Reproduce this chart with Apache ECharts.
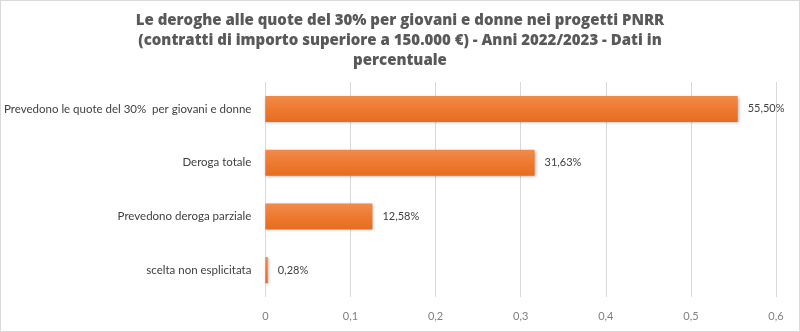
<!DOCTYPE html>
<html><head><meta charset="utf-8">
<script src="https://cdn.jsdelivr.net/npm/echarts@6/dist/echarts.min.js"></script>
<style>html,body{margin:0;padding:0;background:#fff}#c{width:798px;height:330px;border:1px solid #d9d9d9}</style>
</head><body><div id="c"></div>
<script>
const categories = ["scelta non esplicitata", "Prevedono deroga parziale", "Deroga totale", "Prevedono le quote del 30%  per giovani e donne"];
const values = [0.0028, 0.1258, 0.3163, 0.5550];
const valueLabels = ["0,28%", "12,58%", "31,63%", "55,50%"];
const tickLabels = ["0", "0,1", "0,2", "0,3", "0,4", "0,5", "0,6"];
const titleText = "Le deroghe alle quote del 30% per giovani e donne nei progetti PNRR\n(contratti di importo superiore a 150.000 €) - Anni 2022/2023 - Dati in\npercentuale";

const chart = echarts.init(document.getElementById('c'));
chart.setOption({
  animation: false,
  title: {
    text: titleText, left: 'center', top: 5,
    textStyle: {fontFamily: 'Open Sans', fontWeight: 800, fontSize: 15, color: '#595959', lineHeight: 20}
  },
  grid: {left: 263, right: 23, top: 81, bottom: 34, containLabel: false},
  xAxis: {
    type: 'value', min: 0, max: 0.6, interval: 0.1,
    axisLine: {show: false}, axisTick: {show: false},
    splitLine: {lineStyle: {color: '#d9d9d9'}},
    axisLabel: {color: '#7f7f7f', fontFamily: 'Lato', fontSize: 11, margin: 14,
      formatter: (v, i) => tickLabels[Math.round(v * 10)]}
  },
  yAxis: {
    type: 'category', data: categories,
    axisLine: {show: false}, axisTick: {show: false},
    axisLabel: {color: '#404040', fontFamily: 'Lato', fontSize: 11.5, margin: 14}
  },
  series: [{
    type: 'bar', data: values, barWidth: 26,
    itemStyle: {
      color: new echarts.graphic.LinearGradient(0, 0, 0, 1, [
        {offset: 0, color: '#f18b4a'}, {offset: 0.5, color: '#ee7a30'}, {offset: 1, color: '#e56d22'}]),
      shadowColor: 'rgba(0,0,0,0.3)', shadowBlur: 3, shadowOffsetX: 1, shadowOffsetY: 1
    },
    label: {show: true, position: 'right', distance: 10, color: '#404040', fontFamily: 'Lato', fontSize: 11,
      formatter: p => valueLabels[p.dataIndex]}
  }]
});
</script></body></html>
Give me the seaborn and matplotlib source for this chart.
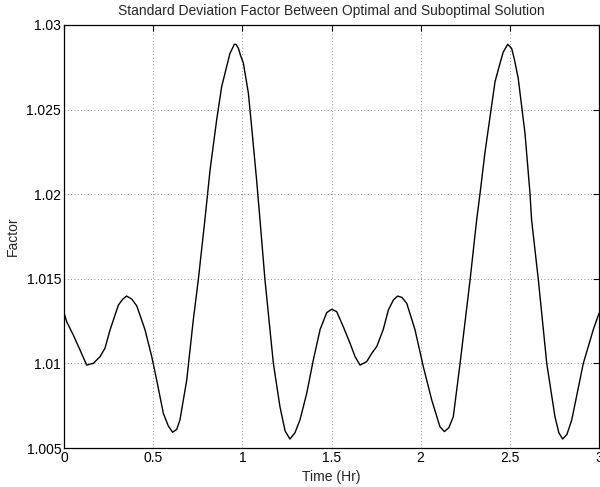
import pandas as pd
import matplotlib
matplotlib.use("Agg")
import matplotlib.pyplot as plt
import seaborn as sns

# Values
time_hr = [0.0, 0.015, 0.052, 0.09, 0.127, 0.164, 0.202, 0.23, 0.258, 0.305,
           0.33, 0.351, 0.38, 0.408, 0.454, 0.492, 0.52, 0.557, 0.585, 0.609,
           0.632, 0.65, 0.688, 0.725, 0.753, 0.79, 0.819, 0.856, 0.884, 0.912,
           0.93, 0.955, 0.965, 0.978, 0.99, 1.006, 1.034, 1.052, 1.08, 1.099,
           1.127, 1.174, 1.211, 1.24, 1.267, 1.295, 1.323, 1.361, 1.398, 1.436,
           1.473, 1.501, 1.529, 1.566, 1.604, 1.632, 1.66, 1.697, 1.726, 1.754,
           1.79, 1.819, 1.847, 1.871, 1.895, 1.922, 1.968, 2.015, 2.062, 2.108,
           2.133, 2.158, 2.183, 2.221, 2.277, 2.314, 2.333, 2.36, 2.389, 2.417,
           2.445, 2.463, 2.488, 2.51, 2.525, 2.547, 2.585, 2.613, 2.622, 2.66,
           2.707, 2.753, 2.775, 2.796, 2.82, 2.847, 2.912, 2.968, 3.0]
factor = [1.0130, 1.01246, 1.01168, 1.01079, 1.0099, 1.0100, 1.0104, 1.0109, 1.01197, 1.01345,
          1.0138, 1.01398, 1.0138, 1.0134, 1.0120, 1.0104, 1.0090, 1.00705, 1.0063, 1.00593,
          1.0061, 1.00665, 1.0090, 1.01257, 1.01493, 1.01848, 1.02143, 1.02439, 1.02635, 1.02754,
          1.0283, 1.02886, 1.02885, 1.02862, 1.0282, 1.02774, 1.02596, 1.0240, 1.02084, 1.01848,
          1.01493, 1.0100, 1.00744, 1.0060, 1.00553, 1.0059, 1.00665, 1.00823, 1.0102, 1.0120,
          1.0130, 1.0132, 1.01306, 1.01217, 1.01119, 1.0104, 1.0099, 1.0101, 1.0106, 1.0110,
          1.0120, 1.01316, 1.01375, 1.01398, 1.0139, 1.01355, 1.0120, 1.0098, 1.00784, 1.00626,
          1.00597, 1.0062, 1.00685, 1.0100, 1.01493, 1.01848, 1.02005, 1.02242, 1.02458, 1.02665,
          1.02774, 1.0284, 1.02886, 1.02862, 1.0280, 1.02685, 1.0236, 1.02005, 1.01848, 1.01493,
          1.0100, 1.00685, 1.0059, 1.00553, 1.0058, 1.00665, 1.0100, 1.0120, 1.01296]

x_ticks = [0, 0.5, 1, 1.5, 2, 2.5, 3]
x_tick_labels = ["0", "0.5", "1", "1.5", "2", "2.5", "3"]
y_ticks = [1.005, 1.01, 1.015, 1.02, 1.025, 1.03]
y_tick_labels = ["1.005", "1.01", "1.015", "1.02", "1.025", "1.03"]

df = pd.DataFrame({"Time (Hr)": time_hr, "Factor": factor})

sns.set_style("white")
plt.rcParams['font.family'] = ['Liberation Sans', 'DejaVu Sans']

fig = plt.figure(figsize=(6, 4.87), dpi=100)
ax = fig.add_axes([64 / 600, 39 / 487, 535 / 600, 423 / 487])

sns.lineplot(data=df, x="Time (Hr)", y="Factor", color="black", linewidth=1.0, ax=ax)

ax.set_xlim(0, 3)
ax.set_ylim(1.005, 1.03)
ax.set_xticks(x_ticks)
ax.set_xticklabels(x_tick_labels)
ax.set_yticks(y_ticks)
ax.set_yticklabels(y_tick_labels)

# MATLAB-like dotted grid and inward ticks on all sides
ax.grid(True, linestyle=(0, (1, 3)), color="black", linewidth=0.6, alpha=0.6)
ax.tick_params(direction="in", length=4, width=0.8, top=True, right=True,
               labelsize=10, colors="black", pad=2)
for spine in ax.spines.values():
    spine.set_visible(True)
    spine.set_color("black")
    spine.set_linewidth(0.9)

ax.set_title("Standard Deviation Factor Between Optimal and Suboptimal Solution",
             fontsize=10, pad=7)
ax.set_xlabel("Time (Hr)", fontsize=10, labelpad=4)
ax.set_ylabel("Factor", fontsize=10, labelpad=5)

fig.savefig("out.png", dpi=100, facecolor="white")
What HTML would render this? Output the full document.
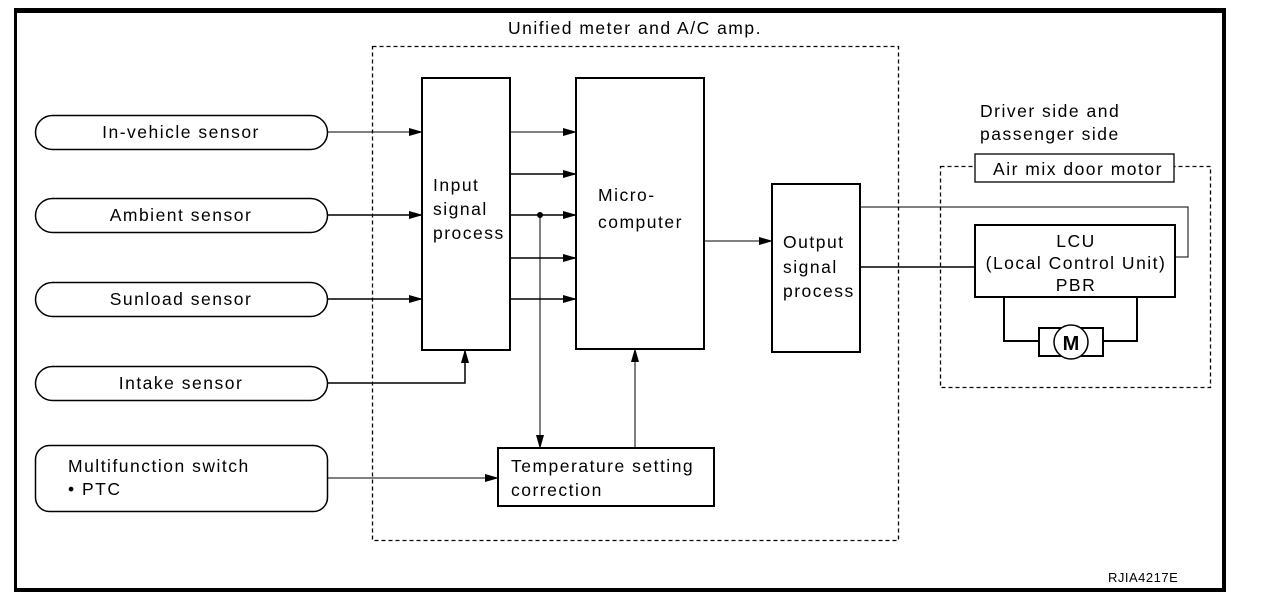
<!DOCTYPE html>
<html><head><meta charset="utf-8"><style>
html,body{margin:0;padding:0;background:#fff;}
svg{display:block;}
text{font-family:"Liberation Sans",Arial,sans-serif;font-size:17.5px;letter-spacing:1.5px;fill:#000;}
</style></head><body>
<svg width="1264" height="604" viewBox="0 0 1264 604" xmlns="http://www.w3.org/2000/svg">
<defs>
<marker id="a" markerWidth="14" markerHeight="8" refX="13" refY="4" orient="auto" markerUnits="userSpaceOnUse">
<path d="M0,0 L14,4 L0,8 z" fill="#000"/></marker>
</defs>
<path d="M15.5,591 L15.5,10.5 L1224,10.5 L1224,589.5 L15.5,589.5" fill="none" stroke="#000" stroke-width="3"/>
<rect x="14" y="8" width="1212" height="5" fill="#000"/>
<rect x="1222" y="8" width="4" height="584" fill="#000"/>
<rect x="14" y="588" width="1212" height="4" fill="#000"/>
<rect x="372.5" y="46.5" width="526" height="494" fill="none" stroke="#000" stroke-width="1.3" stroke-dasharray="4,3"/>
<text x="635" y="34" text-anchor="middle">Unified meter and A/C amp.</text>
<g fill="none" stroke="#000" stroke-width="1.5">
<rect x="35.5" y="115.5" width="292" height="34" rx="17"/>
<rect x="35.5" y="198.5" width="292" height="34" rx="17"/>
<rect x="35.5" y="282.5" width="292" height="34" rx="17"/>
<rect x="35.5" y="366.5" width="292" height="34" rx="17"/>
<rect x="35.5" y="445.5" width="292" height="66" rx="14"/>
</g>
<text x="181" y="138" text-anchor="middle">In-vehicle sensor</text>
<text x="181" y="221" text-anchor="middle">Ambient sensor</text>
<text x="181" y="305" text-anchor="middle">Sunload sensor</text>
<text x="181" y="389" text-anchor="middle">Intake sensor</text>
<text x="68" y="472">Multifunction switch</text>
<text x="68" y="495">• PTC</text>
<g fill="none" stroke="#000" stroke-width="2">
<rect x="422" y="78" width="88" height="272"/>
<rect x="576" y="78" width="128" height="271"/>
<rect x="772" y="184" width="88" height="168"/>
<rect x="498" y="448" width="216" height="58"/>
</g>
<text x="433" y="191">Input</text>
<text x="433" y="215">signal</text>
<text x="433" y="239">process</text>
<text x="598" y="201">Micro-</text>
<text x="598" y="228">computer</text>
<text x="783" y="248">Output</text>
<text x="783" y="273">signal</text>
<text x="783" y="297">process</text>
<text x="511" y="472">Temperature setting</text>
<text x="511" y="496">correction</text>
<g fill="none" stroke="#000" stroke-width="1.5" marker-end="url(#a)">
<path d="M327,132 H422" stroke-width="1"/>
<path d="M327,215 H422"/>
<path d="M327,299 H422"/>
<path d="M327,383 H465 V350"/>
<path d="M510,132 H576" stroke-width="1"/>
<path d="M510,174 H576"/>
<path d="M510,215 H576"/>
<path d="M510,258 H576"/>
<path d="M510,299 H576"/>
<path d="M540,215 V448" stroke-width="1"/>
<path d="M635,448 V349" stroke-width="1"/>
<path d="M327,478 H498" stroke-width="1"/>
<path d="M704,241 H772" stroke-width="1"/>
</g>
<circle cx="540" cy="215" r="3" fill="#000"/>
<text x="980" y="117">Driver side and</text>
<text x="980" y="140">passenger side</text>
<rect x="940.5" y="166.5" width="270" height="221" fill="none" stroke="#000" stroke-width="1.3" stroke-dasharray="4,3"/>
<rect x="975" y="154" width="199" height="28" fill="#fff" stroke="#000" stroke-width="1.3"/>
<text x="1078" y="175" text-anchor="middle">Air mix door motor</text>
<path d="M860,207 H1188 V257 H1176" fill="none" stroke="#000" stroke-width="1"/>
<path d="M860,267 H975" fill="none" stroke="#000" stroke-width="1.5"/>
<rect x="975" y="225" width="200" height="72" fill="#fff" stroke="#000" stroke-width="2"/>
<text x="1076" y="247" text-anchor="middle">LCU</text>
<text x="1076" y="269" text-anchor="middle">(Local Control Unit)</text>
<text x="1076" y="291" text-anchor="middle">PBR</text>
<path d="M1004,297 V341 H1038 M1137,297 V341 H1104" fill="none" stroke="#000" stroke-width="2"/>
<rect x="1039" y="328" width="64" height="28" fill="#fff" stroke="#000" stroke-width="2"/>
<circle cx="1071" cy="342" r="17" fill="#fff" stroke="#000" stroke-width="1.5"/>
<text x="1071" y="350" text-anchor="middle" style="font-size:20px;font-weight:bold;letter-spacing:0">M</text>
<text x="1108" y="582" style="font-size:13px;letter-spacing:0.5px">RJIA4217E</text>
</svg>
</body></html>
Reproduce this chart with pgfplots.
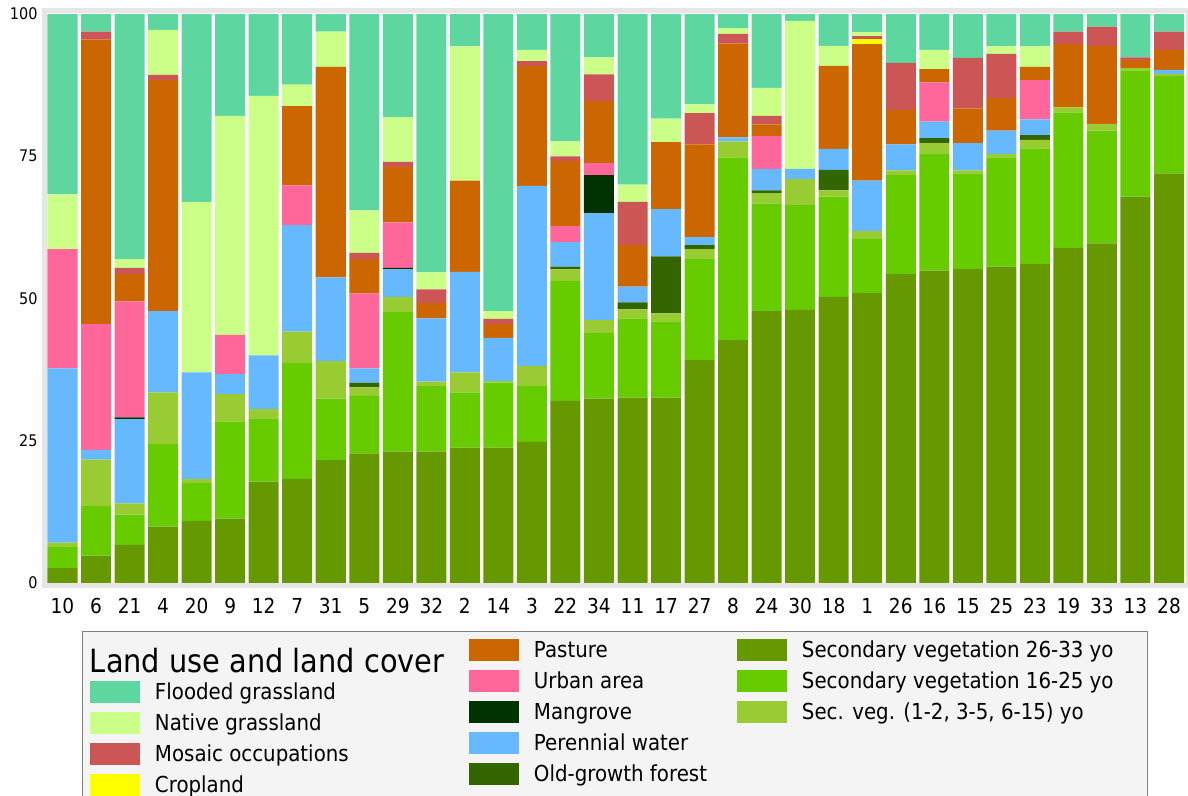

=======

● WHAT YOU WILL DO
Repeat, word for word, the lines of the material above from the one holding "Give me the" through the one holding "import seaborn as sns". Leave out pictures.

● RESPONSE TO THIS EXERCISE
Give me the seaborn and matplotlib source for this chart.
import pandas as pd
import matplotlib
matplotlib.use("Agg")
import matplotlib.pyplot as plt
import seaborn as sns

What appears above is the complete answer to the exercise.